Moreover, even if the memory subsystem is the bottleneck, on the system I was measuring, it will not push the sequential memory access time anywhere close to 1 nanosecond per byte. I just don't have enough cores to oversubscribe the memory bus 30×. (1.5×, I think.) Having such a large ratio of processor speed to RAM interconnect bandwidth is in fact very unusual, because it tends to perform very poorly in some workloads.

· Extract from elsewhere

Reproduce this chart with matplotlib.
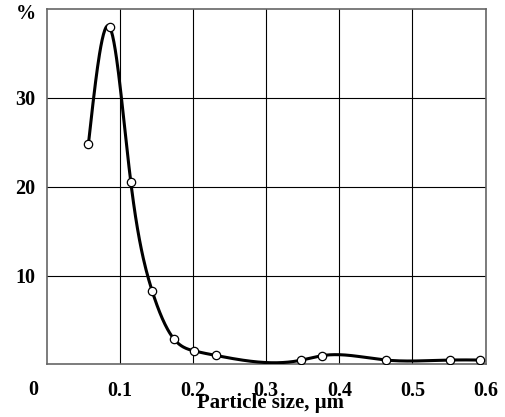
import numpy as np
import matplotlib
matplotlib.use('Agg')
import matplotlib.pyplot as plt

# measured points (particle size in um, percent)
size_um = [0.057, 0.086, 0.115, 0.144, 0.1735, 0.202, 0.231, 0.347, 0.376, 0.4636, 0.551, 0.593]
percent = [24.8, 38.0, 20.5, 8.3, 2.9, 1.5, 1.0, 0.45, 0.97, 0.48, 0.48, 0.48]

x_ticks = [0.1, 0.2, 0.3, 0.4, 0.5, 0.6]
x_tick_labels = ['0.1', '0.2', '0.3', '0.4', '0.5', '0.6']
y_ticks = [10, 20, 30]
y_tick_labels = ['10', '20', '30']


def natural_spline(x, y, xs):
    x = np.asarray(x, float)
    y = np.asarray(y, float)
    n = len(x)
    h = np.diff(x)
    A = np.zeros((n, n))
    b = np.zeros(n)
    A[0, 0] = 1
    A[-1, -1] = 1
    for i in range(1, n - 1):
        A[i, i - 1] = h[i - 1]
        A[i, i] = 2 * (h[i - 1] + h[i])
        A[i, i + 1] = h[i]
        b[i] = 3 * ((y[i + 1] - y[i]) / h[i] - (y[i] - y[i - 1]) / h[i - 1])
    c = np.linalg.solve(A, b)
    bb = (y[1:] - y[:-1]) / h - h * (2 * c[:-1] + c[1:]) / 3
    d = (c[1:] - c[:-1]) / (3 * h)
    idx = np.clip(np.searchsorted(x, xs) - 1, 0, n - 2)
    t = xs - x[idx]
    return y[idx] + bb[idx] * t + c[idx] * t ** 2 + d[idx] * t ** 3


plt.rcParams['font.family'] = ['Liberation Serif', 'DejaVu Serif']
plt.rcParams['font.weight'] = 'bold'

fig = plt.figure(figsize=(5.05, 4.17), dpi=100)
ax = fig.add_axes([0.0925, 0.1264, 0.869, 0.8516])

xs = np.linspace(size_um[0], size_um[-1], 600)
ax.plot(xs, natural_spline(size_um, percent, xs), color='black', lw=2.2, zorder=3)
ax.plot(size_um, percent, 'o', ms=6, mfc='white', mec='black', mew=0.9, zorder=4)

ax.set_xlim(0, 0.6)
ax.set_ylim(0, 40)
ax.set_xticks(x_ticks)
ax.set_xticklabels(x_tick_labels)
ax.set_yticks(y_ticks)
ax.set_yticklabels(y_tick_labels)
ax.tick_params(axis='x', length=0, pad=12, labelsize=14.5)
ax.tick_params(axis='y', length=0, pad=8, labelsize=14.5)
ax.grid(True, color='black', lw=0.8)
for sp in ax.spines.values():
    sp.set_color('#666666')
    sp.set_linewidth(1.2)

# origin label and unit label
ax.text(-0.019, -0.071, '0', transform=ax.get_xaxis_transform(), ha='center', va='center',
        fontsize=14.5, fontweight='bold', clip_on=False)
ax.text(-0.0255, 0.986, '%', transform=ax.transAxes, ha='right', va='center',
        fontsize=14.5, fontweight='bold', clip_on=False)

ax.set_xlabel('Particle size, \u00b5m', fontsize=15, fontweight='bold')
ax.xaxis.set_label_coords(0.511, -0.123)
ax.xaxis.label.set_verticalalignment('baseline')

fig.savefig('out.png', dpi=100)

If microbenchmarks don't give you a pretty good first-order performance estimate, either you're doing the wrong microbenchmarks or you're completely mistaken about what your application's major bottlenecks are (plural, because in a sequential program you can have multiple "bottlenecks", colloquially, unlike in concurrent systens where you almost always havr exactly one bottleneck.) Both of these problems do happen often, but the good news is that they're fixable. But giving up on microbenchmarking will not fix them.